The decision was made to protect the residents of the county, who number around 17,000, from an influx of visitors; over 4,400 people from other parts of the country own second homes in the area, which was one of the hardest hit in the state at the time of the order.
But critics, who include Texas Attorney General Ken Paxton, said that the health order discriminates against those who own property in the area. Other counties introduced much less stringent measures by simply requiring visitors from other parts of the country to self-quarantine for 14 days.
“Gunnison County’s message to second-home owners was ‘you are a burden on the resources that your tax dollars support,” Jim Moran, who lives in Texas and is one of the group’s organizers, told the Sun.
After receiving an email saying that their request to access their Gunnison property had been denied, James and Joyce Cillessen, who live in Arvada county, sued the county’s commissioners and public health director Joni Reynolds by arguing that the ban on part-time residents violated the U.S. Constitution before dropping the case on June 8.
In addition to fighting the coronavirus ban, the Gunnison Valley Second Homeowners Group also aims to disrupt the Democratic majority on the Gunnison County Board of County Commissioners by voting in two candidates they support: Dave Taylor, a Republican business owner, and Trudy Vader, an unaffiliated rancher.
Moran is moving to register the group as an independent expenditure committee and run campaigns in support of Taylor and Vader. While the committee is not coordinating or donating to candidates, it will be running a campaign encouraging residents to vote for Taylor and Vader, who entered the race late but have since worked to get themselves on the ballot for the November elections.
“We just want to be the voice that unifies and brings a little bit of fairness in governance within this county,” Moran said. “One of the primary lessons we learned this spring was that you can’t really have an effective voice on issues unless you have an organization.”
Moran’s activities have created a rift among the community’s secondary and vacation homeowners. While a private Facebook group he created has over 650 members who largely argue that they are being treated unfairly, other homeowners have agreed that the temporary measures were necessary given the unprecedented nature of the virus and the county’s limited medical facilities.

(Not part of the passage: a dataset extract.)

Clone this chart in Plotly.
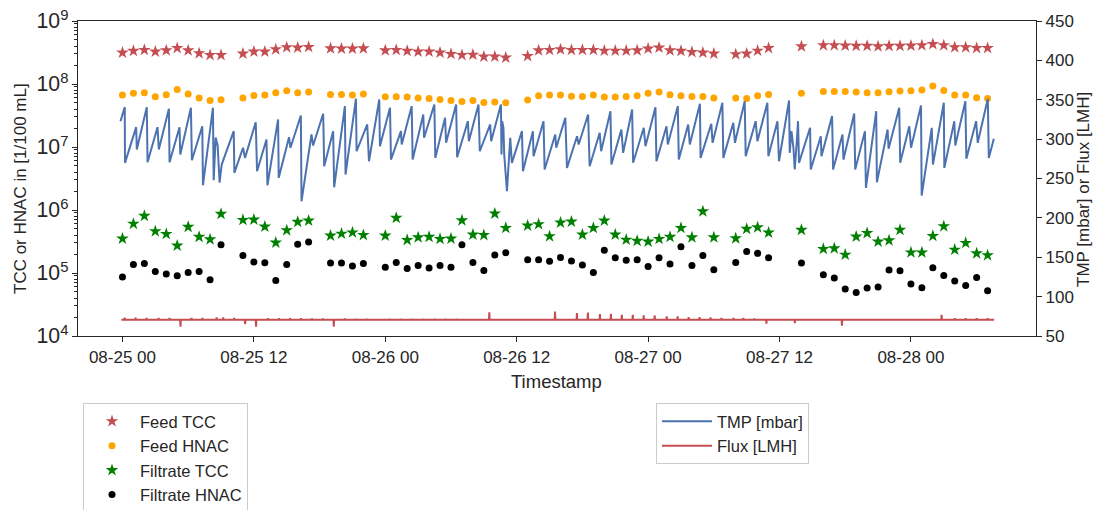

“I think there is a much larger collection of second-home owners who are the silent majority who don’t want to upend local politics and really do care about the locals here and want to protect the community we all chose to buy into,” Steve Loden, a Houston attorney with two homes in Gunnison County, told the Sun. He said that he was banned from Moran’s Facebook group after pointing out that the ban was temporary and introduced at a time when few were going to their vacation homes anyway.
John Norton, the executive director of the Tourism and Prosperity Partnership for Gunnison County, said that the order may have come across the wrong way given its tone and how quickly it was made. But he also said that it was necessary given the rapid spread of the virus in April and May.
“There was a good reason for this order,” he told the Sun. “Gunnison Valley Hospital has no ICU capabilities. But the order was handled in a ham-handed way that many nonresident homeowners took offense to.”Nonresident homeowners are vital to making our valley work, just as they are vital in every ski valley in the state. Many are beloved neighbors, even if they spend less than half a year annually in the valley.”